Comparing strings from the back?

Wed Sep 5 04:29:14 EDT 2012

Roy Smith wrote:

> There's been a bunch of threads lately about string implementations, and
> that got me thinking (which is often a dangerous thing).
> 
> Let's assume you're testing two strings for equality.  You've already
> done the obvious quick tests (i.e they're the same length), and you're
> down to the O(n) part of comparing every character.
> 
> I'm wondering if it might be faster to start at the ends of the strings
> instead of at the beginning?  If the strings are indeed equal, it's the
> same amount of work starting from either end.  But, if it turns out that
> for real-life situations, the ends of strings have more entropy than the
> beginnings, the odds are you'll discover that they're unequal quicker by
> starting at the end.
> 
> It doesn't seem un-plausible that this is the case.  For example, most
> of the filenames I work with begin with "/home/roy/".  Most of the
> strings I use as memcache keys have one of a small number of prefixes.
> Most of the strings I use as logger names have common leading
> substrings.  Things like credit card and telephone numbers tend to have
> much more entropy in the trailing digits.

But do you actually compare them with each other?
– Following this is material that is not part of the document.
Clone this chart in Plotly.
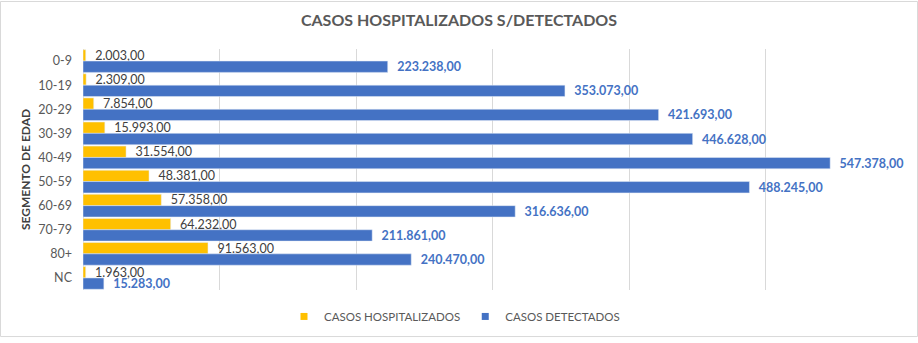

Even if you do I'd guess 
that Python looks at the hash values most of the time.

> On the other hand, hostnames (and thus email addresses) exhibit the
> opposite pattern.

Nor do english words:

$ python3 reverse_compare2.py compare /usr/share/dict/words --word-len 8

comparing every pair in a sample of 1000 8-char words
taken from '/usr/share/dict/words'

head
1: 477222 ************************************************************
2:  18870 **
3:   2870 
4:    435 
5:     74 
6:     17 
7:     12 

tail
1: 386633 ************************************************************
2:  74966 ***********
3:  29698 ****
4:   6536 *
5:   1475 
6:    154 
7:     28 
8:     10 

> Anyway, it's just a thought.  Has anybody studied this for real-life
> usage patterns?
> 
> I'm also not sure how this work with all the possible UCS/UTF encodings.
> With some of them, you may get the encoding semantics wrong if you don't
> start from the front.